# WHAT YOU NEED TO DO
Only the lines from the start of the data through the line with "ax.set_ylabel('')" belong in the copy. Restate them word for word, minus the pictures.

>> start DATASET EXTRACT

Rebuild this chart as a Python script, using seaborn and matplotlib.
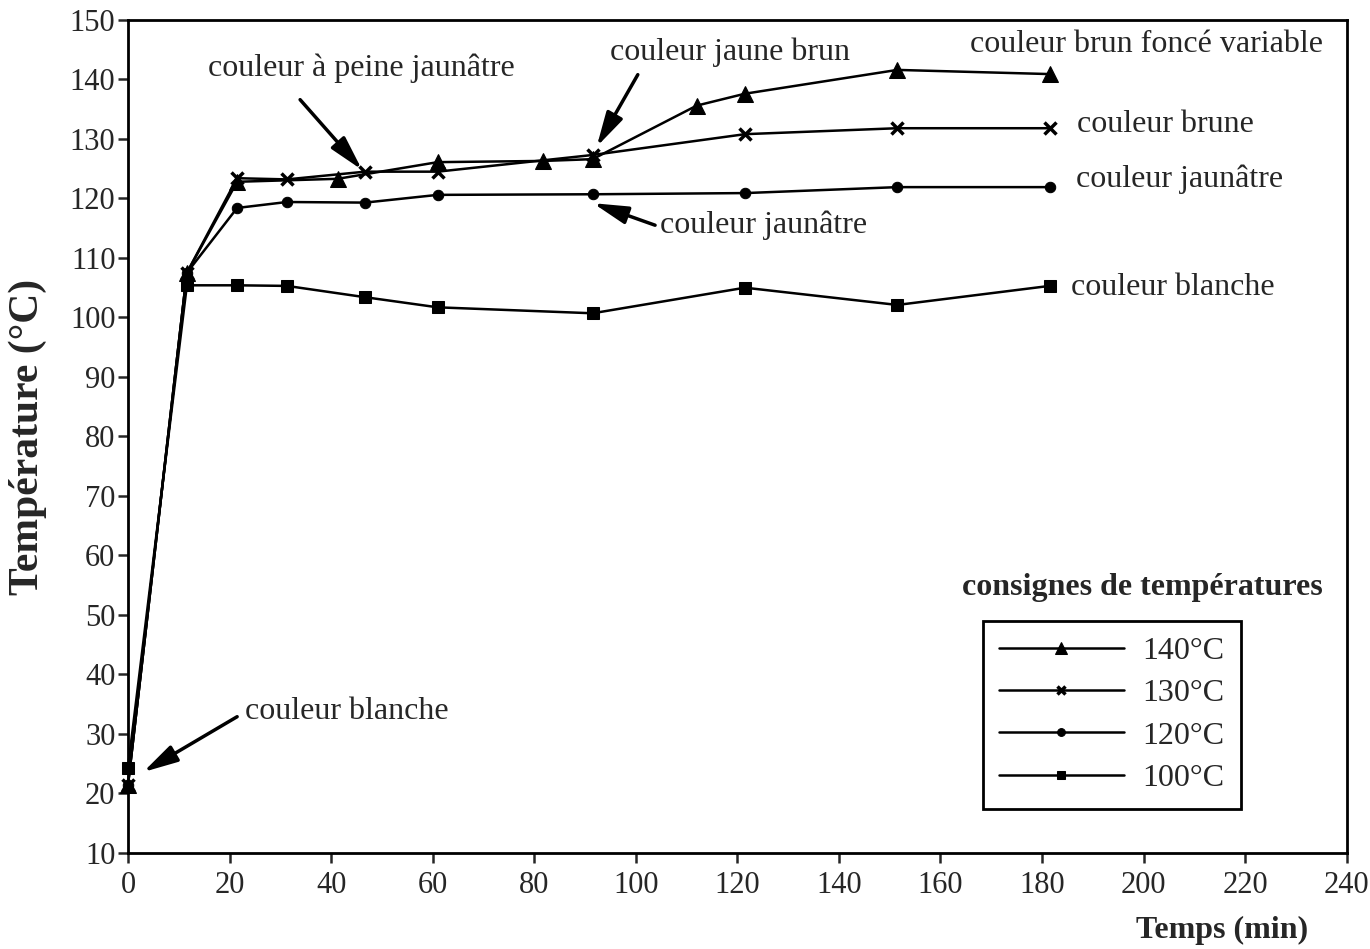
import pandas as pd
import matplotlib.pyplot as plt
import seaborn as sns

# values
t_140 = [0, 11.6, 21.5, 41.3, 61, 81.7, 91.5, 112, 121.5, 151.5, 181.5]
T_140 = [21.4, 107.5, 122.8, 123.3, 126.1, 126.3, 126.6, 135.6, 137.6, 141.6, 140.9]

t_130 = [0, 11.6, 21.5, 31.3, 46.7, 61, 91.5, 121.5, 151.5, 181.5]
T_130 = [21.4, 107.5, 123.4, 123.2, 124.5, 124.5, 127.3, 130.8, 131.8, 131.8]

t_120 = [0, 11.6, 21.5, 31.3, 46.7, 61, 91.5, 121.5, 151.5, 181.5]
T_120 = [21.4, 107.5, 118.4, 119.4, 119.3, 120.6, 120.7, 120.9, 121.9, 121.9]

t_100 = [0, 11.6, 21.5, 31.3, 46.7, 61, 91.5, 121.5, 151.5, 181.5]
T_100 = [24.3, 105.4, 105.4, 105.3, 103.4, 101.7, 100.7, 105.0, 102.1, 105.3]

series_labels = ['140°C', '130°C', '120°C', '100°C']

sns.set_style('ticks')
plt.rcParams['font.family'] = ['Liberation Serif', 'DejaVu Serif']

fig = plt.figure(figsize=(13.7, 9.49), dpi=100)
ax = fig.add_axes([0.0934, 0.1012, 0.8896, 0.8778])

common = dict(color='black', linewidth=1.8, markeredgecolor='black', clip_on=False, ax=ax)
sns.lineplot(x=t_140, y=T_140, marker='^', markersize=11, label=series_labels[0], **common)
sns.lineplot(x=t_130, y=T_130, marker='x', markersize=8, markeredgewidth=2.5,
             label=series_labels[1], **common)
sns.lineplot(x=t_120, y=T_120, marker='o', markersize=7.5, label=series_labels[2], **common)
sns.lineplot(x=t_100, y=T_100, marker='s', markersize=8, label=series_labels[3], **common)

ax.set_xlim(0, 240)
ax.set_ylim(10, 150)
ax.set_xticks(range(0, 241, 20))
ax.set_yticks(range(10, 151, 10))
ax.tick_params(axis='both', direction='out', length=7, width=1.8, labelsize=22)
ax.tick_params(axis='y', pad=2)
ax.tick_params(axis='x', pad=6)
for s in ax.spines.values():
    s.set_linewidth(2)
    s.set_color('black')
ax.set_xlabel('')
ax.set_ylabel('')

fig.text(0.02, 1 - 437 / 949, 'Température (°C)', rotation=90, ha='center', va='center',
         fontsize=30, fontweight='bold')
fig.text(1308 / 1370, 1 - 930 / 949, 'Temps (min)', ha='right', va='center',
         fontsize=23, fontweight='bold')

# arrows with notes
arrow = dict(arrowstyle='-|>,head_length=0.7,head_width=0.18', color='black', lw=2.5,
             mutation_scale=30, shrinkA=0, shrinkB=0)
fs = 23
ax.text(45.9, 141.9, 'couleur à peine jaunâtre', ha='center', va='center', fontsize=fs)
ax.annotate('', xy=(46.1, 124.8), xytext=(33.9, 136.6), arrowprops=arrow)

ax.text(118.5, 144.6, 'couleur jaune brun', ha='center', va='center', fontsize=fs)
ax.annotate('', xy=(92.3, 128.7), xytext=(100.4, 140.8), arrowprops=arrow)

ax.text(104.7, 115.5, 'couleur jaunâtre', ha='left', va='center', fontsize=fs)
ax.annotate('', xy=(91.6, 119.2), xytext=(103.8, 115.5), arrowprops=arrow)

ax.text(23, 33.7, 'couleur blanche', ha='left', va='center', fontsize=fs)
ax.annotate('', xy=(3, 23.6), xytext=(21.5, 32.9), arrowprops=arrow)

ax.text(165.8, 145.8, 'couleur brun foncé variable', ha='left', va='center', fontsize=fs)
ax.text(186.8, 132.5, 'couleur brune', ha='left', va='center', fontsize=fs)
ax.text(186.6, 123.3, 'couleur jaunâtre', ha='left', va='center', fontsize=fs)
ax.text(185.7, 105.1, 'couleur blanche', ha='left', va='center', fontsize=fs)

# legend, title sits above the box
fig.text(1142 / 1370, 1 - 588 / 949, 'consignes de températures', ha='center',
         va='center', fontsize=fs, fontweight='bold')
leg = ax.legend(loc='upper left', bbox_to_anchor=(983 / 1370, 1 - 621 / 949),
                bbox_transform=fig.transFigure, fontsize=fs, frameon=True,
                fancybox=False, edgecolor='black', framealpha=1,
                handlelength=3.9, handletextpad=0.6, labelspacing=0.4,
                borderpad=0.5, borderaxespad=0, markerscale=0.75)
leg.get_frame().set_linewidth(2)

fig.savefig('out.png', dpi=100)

>> end DATASET EXTRACT

# OUTPUT OF THE TASK
Rebuild this chart as a Python script, using seaborn and matplotlib.
import pandas as pd
import matplotlib.pyplot as plt
import seaborn as sns

# values
t_140 = [0, 11.6, 21.5, 41.3, 61, 81.7, 91.5, 112, 121.5, 151.5, 181.5]
T_140 = [21.4, 107.5, 122.8, 123.3, 126.1, 126.3, 126.6, 135.6, 137.6, 141.6, 140.9]

t_130 = [0, 11.6, 21.5, 31.3, 46.7, 61, 91.5, 121.5, 151.5, 181.5]
T_130 = [21.4, 107.5, 123.4, 123.2, 124.5, 124.5, 127.3, 130.8, 131.8, 131.8]

t_120 = [0, 11.6, 21.5, 31.3, 46.7, 61, 91.5, 121.5, 151.5, 181.5]
T_120 = [21.4, 107.5, 118.4, 119.4, 119.3, 120.6, 120.7, 120.9, 121.9, 121.9]

t_100 = [0, 11.6, 21.5, 31.3, 46.7, 61, 91.5, 121.5, 151.5, 181.5]
T_100 = [24.3, 105.4, 105.4, 105.3, 103.4, 101.7, 100.7, 105.0, 102.1, 105.3]

series_labels = ['140°C', '130°C', '120°C', '100°C']

sns.set_style('ticks')
plt.rcParams['font.family'] = ['Liberation Serif', 'DejaVu Serif']

fig = plt.figure(figsize=(13.7, 9.49), dpi=100)
ax = fig.add_axes([0.0934, 0.1012, 0.8896, 0.8778])

common = dict(color='black', linewidth=1.8, markeredgecolor='black', clip_on=False, ax=ax)
sns.lineplot(x=t_140, y=T_140, marker='^', markersize=11, label=series_labels[0], **common)
sns.lineplot(x=t_130, y=T_130, marker='x', markersize=8, markeredgewidth=2.5,
             label=series_labels[1], **common)
sns.lineplot(x=t_120, y=T_120, marker='o', markersize=7.5, label=series_labels[2], **common)
sns.lineplot(x=t_100, y=T_100, marker='s', markersize=8, label=series_labels[3], **common)

ax.set_xlim(0, 240)
ax.set_ylim(10, 150)
ax.set_xticks(range(0, 241, 20))
ax.set_yticks(range(10, 151, 10))
ax.tick_params(axis='both', direction='out', length=7, width=1.8, labelsize=22)
ax.tick_params(axis='y', pad=2)
ax.tick_params(axis='x', pad=6)
for s in ax.spines.values():
    s.set_linewidth(2)
    s.set_color('black')
ax.set_xlabel('')
ax.set_ylabel('')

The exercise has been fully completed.